Had he really said that? “When people get depressed,” Brian answers, “they say stuff that comes off their heads.” Being told that if he took his meds regularly, he would likely live a normal life span, he said he felt a little better. He wants to go to college, he says, and be a lawyer and become “the richest boy on the planet.” Oh, and be a hip-hop artist too—“like Lil’ Bow Wow.”

Generation Next

A more supportive climate may await families like these. A bill introduced in
2004 by senators Hillary Rodham Clinton (D-New York) and Olympia Snowe (R-Maine) would ensure that grandparent caregivers get financial assistance comparable to that received by foster parents. Another current congressional proposal would lower from 60 to 55 the age at which grandparent caregivers could receive certain support services—an acknowledgment that such caregivers are often far younger than 60. The LEGACY Act, passed in 2003, may create more grandkid-friendly senior housing, such as a model residential program expressly for low-income grandparents raising grandchildren that opened recently in the Bronx. And in many localities, child-welfare agencies are easing the bureaucracy that stymies grandparents trying to get custody of their grandchildren, realizing that children may be better off living with loving kin than strangers, even if Grandma’s apartment doesn’t fit every legal specification.

Meanwhile, for households like Aunt Shirley’s and Karen’s, life goes on. “I miss my sister Sonya a lot,” says Aunt Shirley, “but I always tell [Star] stories about her, and I always introduce [Star] to friends by saying, ‘This is Sonya’s baby—and I’m very proud of her.’ ”

Prodigal daughters and mothers are typically welcomed back into households like Miss Alice’s, where forgiveness appears to trump bitterness. “It’s wonderful,” says Miss Alice of having Roxanne back after all these years. “Like a child that’s been in another country and has finally come home.” Miss Alice trusts that Roxanne has kicked crack for good this time—“she’s more mature; her attitude has changed; and she’s not around any of her [bad influence] friends”—adding that she’s not angry about being left to raise Brian for 14 years. “I was hurting when Roxanne was in that [addicted] state,” she says, “but I never gave up on her.”

As for Roxanne, she knows she has a lot of catching up to do with both Miss Alice and Brian. For now, she’s happy just being home with them to watch TV—reruns of Little House on the Prairie, Miss Alice’s favorite show, or Family Guy, which cracks Brian up. Roxanne knows that someday she’ll have to explain to him where she was all those years. “How do you tell your child that Mommy was prostituting herself for money and drugs?” she asks. “That’s not easy.”
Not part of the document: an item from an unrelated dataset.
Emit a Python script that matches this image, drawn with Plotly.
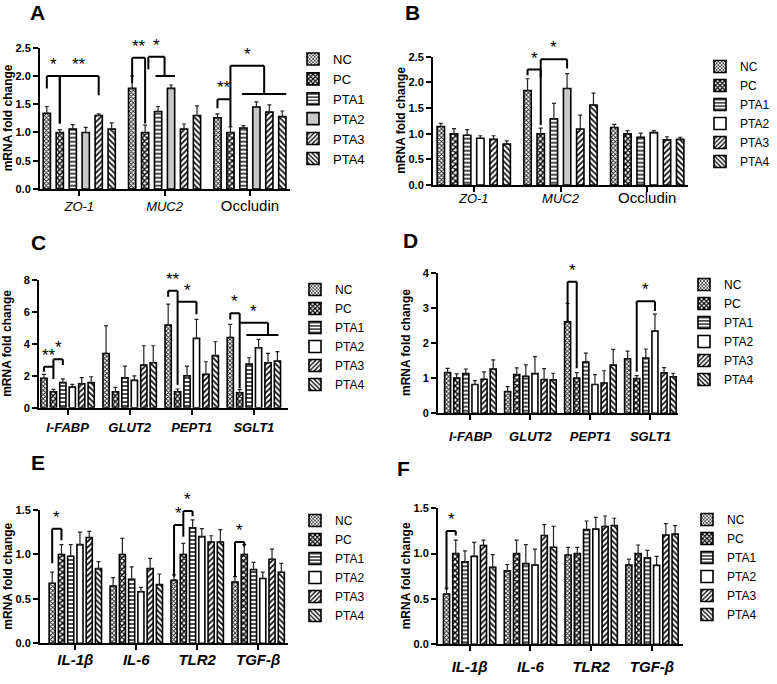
import plotly.graph_objects as go

W, H = 777, 684
FONT = "Arial, Liberation Sans, Helvetica, sans-serif"

GROUPS = ["NC", "PC", "PTA1", "PTA2", "PTA3", "PTA4"]

# ---------------- data (rows = groups NC..PTA4, columns = genes) ----------------
A_genes = ["ZO-1", "MUC2", "Occludin"]
A_mean = [[1.34, 1.78, 1.26], [1.00, 1.00, 1.00], [1.06, 1.37, 1.08],
          [1.00, 1.78, 1.45], [1.30, 1.06, 1.36], [1.06, 1.30, 1.28]]
A_sd = [[0.12, 0.22, 0.07], [0.05, 0.13, 0.10], [0.08, 0.09, 0.04],
        [0.09, 0.06, 0.09], [0.03, 0.09, 0.13], [0.11, 0.17, 0.10]]

B_genes = ["ZO-1", "MUC2", "Occludin"]
B_mean = [[1.14, 1.84, 1.12], [1.00, 1.00, 1.00], [0.97, 1.29, 0.93],
          [0.91, 1.88, 1.02], [0.89, 1.09, 0.88], [0.80, 1.56, 0.89]]
B_sd = [[0.06, 0.23, 0.06], [0.10, 0.11, 0.06], [0.11, 0.30, 0.08],
        [0.05, 0.29, 0.04], [0.07, 0.27, 0.06], [0.06, 0.23, 0.04]]

C_genes = ["I-FABP", "GLUT2", "PEPT1", "SGLT1"]
C_mean = [[1.84, 3.40, 5.18, 4.40], [1.00, 1.00, 1.00, 0.94], [1.57, 1.88, 2.00, 2.73],
          [1.29, 1.71, 4.34, 3.76], [1.50, 2.67, 2.09, 2.82], [1.57, 2.82, 3.26, 2.92]]
C_sd = [[0.25, 1.72, 1.31, 0.82], [0.15, 0.27, 0.17, 0.19], [0.23, 0.73, 0.61, 0.40],
        [0.17, 0.29, 1.19, 0.52], [0.38, 1.21, 0.79, 0.58], [0.37, 1.06, 0.87, 0.59]]

D_genes = ["I-FABP", "GLUT2", "PEPT1", "SGLT1"]
D_mean = [[1.16, 0.62, 2.60, 1.55], [1.00, 1.10, 1.00, 0.99], [1.13, 1.05, 1.46, 1.57],
          [0.82, 1.13, 0.82, 2.34], [0.97, 0.96, 0.86, 1.15], [1.26, 0.95, 1.37, 1.04]]
D_sd = [[0.12, 0.14, 0.53, 0.22], [0.12, 0.19, 0.16, 0.08], [0.13, 0.33, 0.25, 0.26],
        [0.11, 0.48, 0.28, 0.48], [0.21, 0.31, 0.35, 0.15], [0.26, 0.19, 0.45, 0.10]]

E_genes = ["IL-1β", "IL-6", "TLR2", "TGF-β"]
E_mean = [[0.675, 0.645, 0.71, 0.69], [1.00, 1.00, 1.00, 1.00], [0.98, 0.72, 1.30, 0.83],
          [1.11, 0.58, 1.20, 0.73], [1.19, 0.84, 1.14, 0.945], [0.84, 0.66, 1.14, 0.80]]
E_sd = [[0.125, 0.095, 0.06, 0.06], [0.11, 0.18, 0.125, 0.11], [0.13, 0.14, 0.09, 0.08],
        [0.14, 0.05, 0.09, 0.07], [0.07, 0.115, 0.07, 0.115], [0.08, 0.12, 0.14, 0.10]]

F_genes = ["IL-1β", "IL-6", "TLR2", "TGF-β"]
F_mean = [[0.555, 0.81, 0.985, 0.875], [1.00, 1.00, 1.00, 1.00], [0.91, 0.89, 1.265, 0.955],
          [0.97, 0.875, 1.27, 0.87], [1.09, 1.20, 1.30, 1.205], [0.85, 1.07, 1.31, 1.215]]
F_sd = [[0.065, 0.07, 0.085, 0.065], [0.15, 0.15, 0.07, 0.095], [0.12, 0.21, 0.095, 0.08],
        [0.155, 0.175, 0.13, 0.10], [0.06, 0.12, 0.115, 0.125], [0.14, 0.23, 0.08, 0.095]]

# significance brackets: (gene, group a, group b, top, a_low, b_low, label)
A_sig = [(0, 0, 1, 2.0, 1.78, 1.16, "*"), (0, 1, 4, 2.0, 1.16, 1.66, "**"),
         (1, 0, 1, 2.32, 1.87, 1.16, "**"), (2, 0, 1, 1.59, 1.43, 1.10, "**")]
# group brackets: (gene, group a, right x (group units), top, a_low, group_y, g_from, g_to, label)
A_grp = [(1, 1.25, 2.5, 2.34, 2.12, 2.0, 1.8, 3.3, "*"),
         (2, 1.0, 3.6, 2.18, 1.59, 1.68, 1.9, 5.3, "*")]
B_sig = [(1, 0, 1, 2.25, 2.14, 1.17, "*"), (1, 1, 3, 2.45, 2.10, 2.27, "*")]
B_grp = []
C_sig = [(0, 0, 1, 2.57, 2.25, 1.80, "**"), (0, 1, 2, 3.03, 2.57, 2.67, "*"),
         (2, 0, 1, 7.33, 6.95, 1.42, "**"), (2, 1, 3, 6.64, 6.64, 5.85, "*"),
         (3, 0, 1, 5.91, 5.53, 1.20, "*")]
C_grp = [(3, 1.0, 4.0, 5.32, 5.32, 4.55, 1.7, 5.1, "*")]
D_sig = [(2, 0, 1, 3.74, 2.60, 1.28, "*"), (3, 1, 3, 3.19, 1.18, 2.91, "*")]
D_grp = []
E_sig = [(0, 0, 1, 1.29, 0.90, 1.16, "*"), (2, 0, 1, 1.33, 0.75, 1.20, "*"),
         (2, 1, 2, 1.49, 1.33, 1.43, "*"), (3, 0, 1, 1.14, 0.75, 1.09, "*")]
E_grp = []
F_sig = [(0, 0, 1, 1.25, 0.60, 1.20, "*")]
F_grp = []

# ---------------- styling ----------------
PATTERNS = [
    dict(shape="x", fgcolor="#222222", bgcolor="#8c8c8c", size=3, solidity=0.5),
    dict(shape="x", fgcolor="black", bgcolor="white", size=4, solidity=0.6),
    dict(shape="-", fgcolor="black", bgcolor="white", size=4, solidity=0.35),
    dict(shape="", fgcolor="black", bgcolor="white"),
    dict(shape="/", fgcolor="black", bgcolor="white", size=4, solidity=0.4),
    dict(shape="\\", fgcolor="black", bgcolor="white", size=4, solidity=0.4),
]

panels = [
    dict(letter="A", genes=A_genes, mean=A_mean, sd=A_sd, sig=A_sig, grp=A_grp,
         box=(40, 290, 47.7, 189), ymax=2.5, dtick=0.5, fmt=".1f", xr=(-0.46, 2.47),
         bw=0.085, leg=(293, 44), legfont=13, lab=(37, 13),
         tick=dict(size=13, weight="normal"), standoff=-1,
         ticktext=["<i>ZO-1</i>", "<i>MUC2</i>", "<span style='font-size:15px'>Occludin</span>"],
         pta2fill=["#c8c8c8", "#c8c8c8", "#c8c8c8"]),
    dict(letter="B", genes=B_genes, mean=B_mean, sd=B_sd, sig=B_sig, grp=B_grp,
         box=(433, 688, 56.7, 185), ymax=2.5, dtick=0.5, fmt=".1f", xr=(-0.47, 2.47),
         bw=0.085, leg=(700, 52), legfont=12, lab=(412, 13),
         tick=dict(size=13, weight="normal"), standoff=-5,
         ticktext=["<i>ZO-1</i>", "<i>MUC2</i>", "<span style='font-size:15px'>Occludin</span>"],
         pta2fill=["white", "#c8c8c8", "white"]),
    dict(letter="C", genes=C_genes, mean=C_mean, sd=C_sd, sig=C_sig, grp=C_grp,
         box=(39, 288, 280, 407.7), ymax=8, dtick=2, fmt="d", xr=(-0.46, 3.55),
         bw=0.1, leg=(295, 275), legfont=12, lab=(38, 242),
         tick=dict(size=13, weight="bold"), standoff=2,
         ticktext=None, pta2fill=None),
    dict(letter="D", genes=D_genes, mean=D_mean, sd=D_sd, sig=D_sig, grp=D_grp,
         box=(438, 678, 272.7, 413.3), ymax=4, dtick=1, fmt="d", xr=(-0.54, 3.46),
         bw=0.1, leg=(684, 270), legfont=12, lab=(410, 240),
         tick=dict(size=13, weight="bold"), standoff=5,
         ticktext=None, pta2fill=None),
    dict(letter="E", genes=E_genes, mean=E_mean, sd=E_sd, sig=E_sig, grp=E_grp,
         box=(40, 288, 510, 643.3), ymax=1.5, dtick=0.5, fmt=".1f", xr=(-0.58, 3.49),
         bw=0.1, leg=(295, 506), legfont=12, lab=(38, 462),
         tick=dict(size=15, weight="bold"), standoff=-3,
         ticktext=None, pta2fill=None),
    dict(letter="F", genes=F_genes, mean=F_mean, sd=F_sd, sig=F_sig, grp=F_grp,
         box=(438, 683, 508.3, 644.3), ymax=1.5, dtick=0.5, fmt=".1f", xr=(-0.52, 3.51),
         bw=0.1, leg=(687, 505), legfont=12, lab=(403, 468),
         tick=dict(size=15, weight="bold"), standoff=3,
         ticktext=None, pta2fill=None),
]

STEP = 0.152


def fx(p):
    return p / W


def fy(p):
    return 1 - p / H


def bx(c, j):
    return c + (j - 2.5) * STEP


fig = go.Figure()
shapes, annotations = [], []
layout = {}

for k, p in enumerate(panels, start=1):
    sfx = "" if k == 1 else str(k)
    xa, ya = "x" + sfx, "y" + sfx
    legname = "legend" + sfx
    n = len(p["genes"])
    for j, g in enumerate(GROUPS):
        pat = dict(PATTERNS[j])
        color = pat.pop("bgcolor")
        if j == 3 and p["pta2fill"] is not None:
            color = p["pta2fill"]
        xs = [bx(c, j) for c in range(n)]
        fig.add_trace(go.Bar(
            x=xs, y=p["mean"][j], width=p["bw"], name=g,
            xaxis=xa, yaxis=ya, legend=legname,
            marker=dict(color=color, line=dict(color="black", width=1.6),
                        pattern=pat if pat.get("shape") else None),
            error_y=dict(type="data", array=p["sd"][j], arrayminus=[0] * n,
                         symmetric=False, color="#222222", thickness=1.2, width=2),
            hoverinfo="skip",
        ))
    x0, x1, y0, y1 = p["box"]
    if p["ticktext"] is not None:
        ttext = p["ticktext"]
    else:
        ttext = ["<i>%s</i>" % gname for gname in p["genes"]]
    layout["xaxis" + sfx] = dict(
        domain=[fx(x0), fx(x1)], anchor=ya, range=list(p["xr"]), automargin=False,
        tickvals=list(range(n)), ticktext=ttext, ticks="outside", ticklen=5,
        tickwidth=1.5, tickcolor="black", showline=True, linewidth=2, linecolor="black",
        showgrid=False, zeroline=False, ticklabelstandoff=p["standoff"],
        tickfont=dict(family=FONT, color="black", size=p["tick"]["size"],
                      weight=p["tick"]["weight"]),
        fixedrange=True,
    )
    layout["yaxis" + sfx] = dict(
        domain=[fy(y1), fy(y0)], anchor=xa, range=[0, p["ymax"]], dtick=p["dtick"],
        tick0=0, tickformat=p["fmt"], ticks="outside", ticklen=5, tickwidth=1.5,
        tickcolor="black", showline=True, linewidth=2, linecolor="black",
        showgrid=False, zeroline=False, automargin=False,
        tickfont=dict(family=FONT, color="black", size=11, weight="bold"),
        fixedrange=True,
    )
    lx, ly = p["leg"]
    layout[legname] = dict(
        x=fx(lx), y=fy(ly), xanchor="left", yanchor="top", xref="paper", yref="paper",
        bgcolor="rgba(0,0,0,0)", borderwidth=0, tracegroupgap=0,
        font=dict(family=FONT, size=p["legfont"], color="black"),
    )
    # y-axis title
    annotations.append(dict(
        text="mRNA fold change", textangle=-90, xref="paper", yref="paper",
        x=fx(x0 - 32), y=fy((y0 + y1) / 2), xanchor="center", yanchor="middle",
        showarrow=False, font=dict(family=FONT, size=12, color="black", weight="bold"),
    ))
    # panel letter
    annotations.append(dict(
        text="<b>%s</b>" % p["letter"], xref="paper", yref="paper",
        x=fx(p["lab"][0]), y=fy(p["lab"][1]), xanchor="center", yanchor="middle",
        showarrow=False, font=dict(family=FONT, size=21, color="black"),
    ))

    def line(xa_, ya_, xb_, yb_):
        shapes.append(dict(type="line", xref=xa, yref=ya, x0=xa_, y0=ya_, x1=xb_, y1=yb_,
                           line=dict(color="black", width=2)))

    for (c, a, b, top, alow, blow, lab) in p["sig"]:
        xa_, xb_ = bx(c, a), bx(c, b)
        line(xa_, alow, xa_, top)
        line(xa_, top, xb_, top)
        line(xb_, top, xb_, blow)
        annotations.append(dict(text=lab, xref=xa, yref=ya, x=(xa_ + xb_) / 2, y=top,
                                xanchor="center", yanchor="bottom", showarrow=False,
                                font=dict(family=FONT, size=17, color="black")))
    for (c, a, b, top, alow, gy, gfrom, gto, lab) in p["grp"]:
        xa_, xb_ = bx(c, a), bx(c, b)
        line(xa_, alow, xa_, top)
        line(xa_, top, xb_, top)
        line(xb_, top, xb_, gy)
        line(bx(c, gfrom), gy, bx(c, gto), gy)
        annotations.append(dict(text=lab, xref=xa, yref=ya, x=(xa_ + xb_) / 2, y=top,
                                xanchor="center", yanchor="bottom", showarrow=False,
                                font=dict(family=FONT, size=17, color="black")))

fig.update_layout(
    template="none",
    width=W, height=H, margin=dict(l=0, r=0, t=0, b=0, autoexpand=False),
    paper_bgcolor="white", plot_bgcolor="white", barmode="overlay",
    font=dict(family=FONT, color="black"), shapes=shapes, annotations=annotations,
    showlegend=True, **layout,
)

fig.write_html(
    "out.html",
    config={"displayModeBar": False},
    post_script="document.body.style.margin='0';document.body.style.overflow='hidden';",
)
It may not be as hard as she thinks. Asked what he’d most like to tell his mother, Brian replies, “Even though you think I never loved you, I do.” And to his grandmother? “I’m thankful for what you did for me, and I love you for it, and I’ll never change.”

Miss Alice tears up when she hears the message. She has her own message for grandmothers who find themselves in her situation: “If you have a daughter or son who’s struggling and they have a kid, that kid is a part of you. You take that kid, and you love him because once that kid finds out that he’s loved, that’s going to give him a reason to live.”